**Exercise**
The required output consists solely of the lines from the top of the listing through the line containing "const yTicksD = [0,25,50];", transcribed exactly.

**Given data**
-*-

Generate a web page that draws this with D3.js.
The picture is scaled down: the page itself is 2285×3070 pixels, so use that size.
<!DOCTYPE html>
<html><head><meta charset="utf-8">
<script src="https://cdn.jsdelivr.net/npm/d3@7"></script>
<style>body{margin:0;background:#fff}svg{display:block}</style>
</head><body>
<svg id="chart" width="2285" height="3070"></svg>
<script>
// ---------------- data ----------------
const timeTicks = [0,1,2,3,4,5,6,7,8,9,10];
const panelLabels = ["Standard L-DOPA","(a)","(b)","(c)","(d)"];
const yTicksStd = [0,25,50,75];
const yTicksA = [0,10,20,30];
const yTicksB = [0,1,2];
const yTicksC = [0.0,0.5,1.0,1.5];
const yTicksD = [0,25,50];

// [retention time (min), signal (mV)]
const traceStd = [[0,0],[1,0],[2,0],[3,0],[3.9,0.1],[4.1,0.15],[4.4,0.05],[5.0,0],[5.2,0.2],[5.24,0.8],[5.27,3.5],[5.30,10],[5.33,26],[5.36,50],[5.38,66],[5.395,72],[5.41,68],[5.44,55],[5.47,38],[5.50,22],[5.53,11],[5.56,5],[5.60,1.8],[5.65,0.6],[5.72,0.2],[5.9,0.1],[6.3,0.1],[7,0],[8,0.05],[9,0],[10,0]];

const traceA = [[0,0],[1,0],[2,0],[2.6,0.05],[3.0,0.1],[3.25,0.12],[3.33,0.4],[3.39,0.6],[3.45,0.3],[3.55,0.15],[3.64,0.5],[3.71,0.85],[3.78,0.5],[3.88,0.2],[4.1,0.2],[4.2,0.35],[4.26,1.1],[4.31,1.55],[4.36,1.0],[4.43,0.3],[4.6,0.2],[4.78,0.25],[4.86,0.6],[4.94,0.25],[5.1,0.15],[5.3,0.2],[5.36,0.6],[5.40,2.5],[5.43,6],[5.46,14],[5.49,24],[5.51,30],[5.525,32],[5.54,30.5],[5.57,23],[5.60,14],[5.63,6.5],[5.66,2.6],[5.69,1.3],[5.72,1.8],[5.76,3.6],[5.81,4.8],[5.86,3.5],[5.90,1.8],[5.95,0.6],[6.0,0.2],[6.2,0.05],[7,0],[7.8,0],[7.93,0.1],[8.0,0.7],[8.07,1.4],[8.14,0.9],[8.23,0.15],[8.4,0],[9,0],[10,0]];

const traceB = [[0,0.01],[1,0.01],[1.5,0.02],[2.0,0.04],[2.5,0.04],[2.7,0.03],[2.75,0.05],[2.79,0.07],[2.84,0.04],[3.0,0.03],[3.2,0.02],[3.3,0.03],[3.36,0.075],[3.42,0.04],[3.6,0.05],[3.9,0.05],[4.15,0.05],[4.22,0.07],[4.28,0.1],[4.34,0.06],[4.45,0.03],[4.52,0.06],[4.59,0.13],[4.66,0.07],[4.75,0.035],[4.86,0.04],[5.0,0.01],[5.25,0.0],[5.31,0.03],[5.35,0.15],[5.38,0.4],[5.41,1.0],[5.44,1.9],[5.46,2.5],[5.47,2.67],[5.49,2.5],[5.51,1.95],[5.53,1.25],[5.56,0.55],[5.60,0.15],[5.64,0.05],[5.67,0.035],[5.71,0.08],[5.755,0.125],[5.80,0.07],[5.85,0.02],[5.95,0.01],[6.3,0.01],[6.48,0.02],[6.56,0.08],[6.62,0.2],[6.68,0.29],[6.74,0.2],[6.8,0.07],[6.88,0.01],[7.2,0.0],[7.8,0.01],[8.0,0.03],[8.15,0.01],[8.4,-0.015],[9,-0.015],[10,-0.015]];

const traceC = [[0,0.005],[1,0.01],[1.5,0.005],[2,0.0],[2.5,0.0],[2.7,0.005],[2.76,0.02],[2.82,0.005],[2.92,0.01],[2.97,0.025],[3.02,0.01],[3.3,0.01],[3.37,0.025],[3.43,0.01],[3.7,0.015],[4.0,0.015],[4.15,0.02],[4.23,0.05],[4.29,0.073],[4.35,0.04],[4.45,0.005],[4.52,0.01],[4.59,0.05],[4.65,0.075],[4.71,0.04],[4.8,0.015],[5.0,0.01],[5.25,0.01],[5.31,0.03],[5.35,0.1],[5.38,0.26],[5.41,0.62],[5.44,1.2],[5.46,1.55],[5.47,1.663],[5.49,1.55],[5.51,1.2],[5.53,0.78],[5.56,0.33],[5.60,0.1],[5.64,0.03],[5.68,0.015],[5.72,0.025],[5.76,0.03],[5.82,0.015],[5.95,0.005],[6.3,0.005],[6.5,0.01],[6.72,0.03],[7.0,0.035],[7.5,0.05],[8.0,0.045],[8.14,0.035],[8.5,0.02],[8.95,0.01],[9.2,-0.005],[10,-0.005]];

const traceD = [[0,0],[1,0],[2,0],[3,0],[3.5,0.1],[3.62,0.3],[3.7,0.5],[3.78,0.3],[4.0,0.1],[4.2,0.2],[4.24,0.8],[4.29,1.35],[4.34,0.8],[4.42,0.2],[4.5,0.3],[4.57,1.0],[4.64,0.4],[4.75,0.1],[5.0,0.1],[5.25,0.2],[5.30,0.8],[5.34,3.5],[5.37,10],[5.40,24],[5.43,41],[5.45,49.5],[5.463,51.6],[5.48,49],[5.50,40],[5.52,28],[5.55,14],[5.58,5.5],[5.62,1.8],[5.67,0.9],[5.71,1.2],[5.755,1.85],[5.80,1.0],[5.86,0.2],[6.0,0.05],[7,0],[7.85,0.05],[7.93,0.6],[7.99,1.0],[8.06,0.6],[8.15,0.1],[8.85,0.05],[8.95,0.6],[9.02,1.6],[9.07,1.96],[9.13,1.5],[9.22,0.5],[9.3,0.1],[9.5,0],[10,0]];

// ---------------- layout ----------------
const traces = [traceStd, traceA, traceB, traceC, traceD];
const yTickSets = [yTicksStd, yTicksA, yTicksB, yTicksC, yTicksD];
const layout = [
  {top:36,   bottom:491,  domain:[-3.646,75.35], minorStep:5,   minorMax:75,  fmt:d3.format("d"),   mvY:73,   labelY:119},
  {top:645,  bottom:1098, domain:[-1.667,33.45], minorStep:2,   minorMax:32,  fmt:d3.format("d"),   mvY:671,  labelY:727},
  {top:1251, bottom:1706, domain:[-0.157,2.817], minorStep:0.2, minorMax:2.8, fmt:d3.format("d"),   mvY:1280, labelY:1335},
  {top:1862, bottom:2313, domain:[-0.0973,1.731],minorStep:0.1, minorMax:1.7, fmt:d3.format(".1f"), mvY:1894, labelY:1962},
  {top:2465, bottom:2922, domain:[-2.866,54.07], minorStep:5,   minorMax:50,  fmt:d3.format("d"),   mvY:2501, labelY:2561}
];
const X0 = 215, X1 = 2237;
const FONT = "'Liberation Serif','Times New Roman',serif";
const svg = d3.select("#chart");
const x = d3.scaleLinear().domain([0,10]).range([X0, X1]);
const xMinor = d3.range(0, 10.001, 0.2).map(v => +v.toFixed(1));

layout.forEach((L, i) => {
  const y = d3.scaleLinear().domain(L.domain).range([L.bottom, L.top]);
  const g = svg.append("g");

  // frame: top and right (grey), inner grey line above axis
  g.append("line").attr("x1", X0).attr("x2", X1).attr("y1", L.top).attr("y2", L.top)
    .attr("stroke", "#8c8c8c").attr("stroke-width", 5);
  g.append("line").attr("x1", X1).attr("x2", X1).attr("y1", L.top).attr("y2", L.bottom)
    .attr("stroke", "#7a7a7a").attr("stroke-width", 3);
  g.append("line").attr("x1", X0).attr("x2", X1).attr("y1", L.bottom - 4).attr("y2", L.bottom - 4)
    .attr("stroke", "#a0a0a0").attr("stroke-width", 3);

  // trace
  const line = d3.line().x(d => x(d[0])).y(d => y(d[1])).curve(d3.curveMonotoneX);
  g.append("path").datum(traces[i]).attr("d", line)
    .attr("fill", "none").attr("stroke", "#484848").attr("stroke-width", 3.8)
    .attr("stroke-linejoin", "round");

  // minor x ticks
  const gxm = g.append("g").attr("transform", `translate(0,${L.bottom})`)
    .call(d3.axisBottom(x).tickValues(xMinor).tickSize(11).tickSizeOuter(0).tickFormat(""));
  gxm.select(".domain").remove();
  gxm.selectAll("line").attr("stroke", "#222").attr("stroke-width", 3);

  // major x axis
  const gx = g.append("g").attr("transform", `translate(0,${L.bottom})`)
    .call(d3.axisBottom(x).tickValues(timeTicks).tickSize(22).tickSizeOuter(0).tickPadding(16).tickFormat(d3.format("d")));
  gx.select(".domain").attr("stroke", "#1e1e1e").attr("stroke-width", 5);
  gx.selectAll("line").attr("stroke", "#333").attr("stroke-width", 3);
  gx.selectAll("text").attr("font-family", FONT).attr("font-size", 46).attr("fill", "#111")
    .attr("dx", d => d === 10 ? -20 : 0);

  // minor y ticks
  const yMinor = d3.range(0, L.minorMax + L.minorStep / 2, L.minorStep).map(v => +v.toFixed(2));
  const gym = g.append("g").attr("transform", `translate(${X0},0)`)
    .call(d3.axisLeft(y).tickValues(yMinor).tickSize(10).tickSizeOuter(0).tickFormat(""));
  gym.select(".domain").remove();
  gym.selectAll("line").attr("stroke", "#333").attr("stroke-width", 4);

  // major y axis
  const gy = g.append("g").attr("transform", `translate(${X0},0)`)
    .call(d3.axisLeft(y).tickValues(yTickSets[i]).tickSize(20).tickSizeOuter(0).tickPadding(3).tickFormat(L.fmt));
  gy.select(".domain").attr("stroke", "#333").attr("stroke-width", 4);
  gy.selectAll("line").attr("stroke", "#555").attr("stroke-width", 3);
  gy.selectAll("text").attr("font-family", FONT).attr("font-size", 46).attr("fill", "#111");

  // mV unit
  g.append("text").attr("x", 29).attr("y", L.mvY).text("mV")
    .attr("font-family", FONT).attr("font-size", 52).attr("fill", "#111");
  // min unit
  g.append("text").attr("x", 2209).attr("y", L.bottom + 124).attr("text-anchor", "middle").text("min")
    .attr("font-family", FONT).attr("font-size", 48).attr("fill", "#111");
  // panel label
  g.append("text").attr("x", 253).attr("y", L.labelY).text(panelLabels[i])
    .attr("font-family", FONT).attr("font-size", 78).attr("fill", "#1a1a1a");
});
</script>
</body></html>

-*-

**Exercise response**
Generate a web page that draws this with D3.js.
The picture is scaled down: the page itself is 2285×3070 pixels, so use that size.
<!DOCTYPE html>
<html><head><meta charset="utf-8">
<script src="https://cdn.jsdelivr.net/npm/d3@7"></script>
<style>body{margin:0;background:#fff}svg{display:block}</style>
</head><body>
<svg id="chart" width="2285" height="3070"></svg>
<script>
// ---------------- data ----------------
const timeTicks = [0,1,2,3,4,5,6,7,8,9,10];
const panelLabels = ["Standard L-DOPA","(a)","(b)","(c)","(d)"];
const yTicksStd = [0,25,50,75];
const yTicksA = [0,10,20,30];
const yTicksB = [0,1,2];
const yTicksC = [0.0,0.5,1.0,1.5];
const yTicksD = [0,25,50];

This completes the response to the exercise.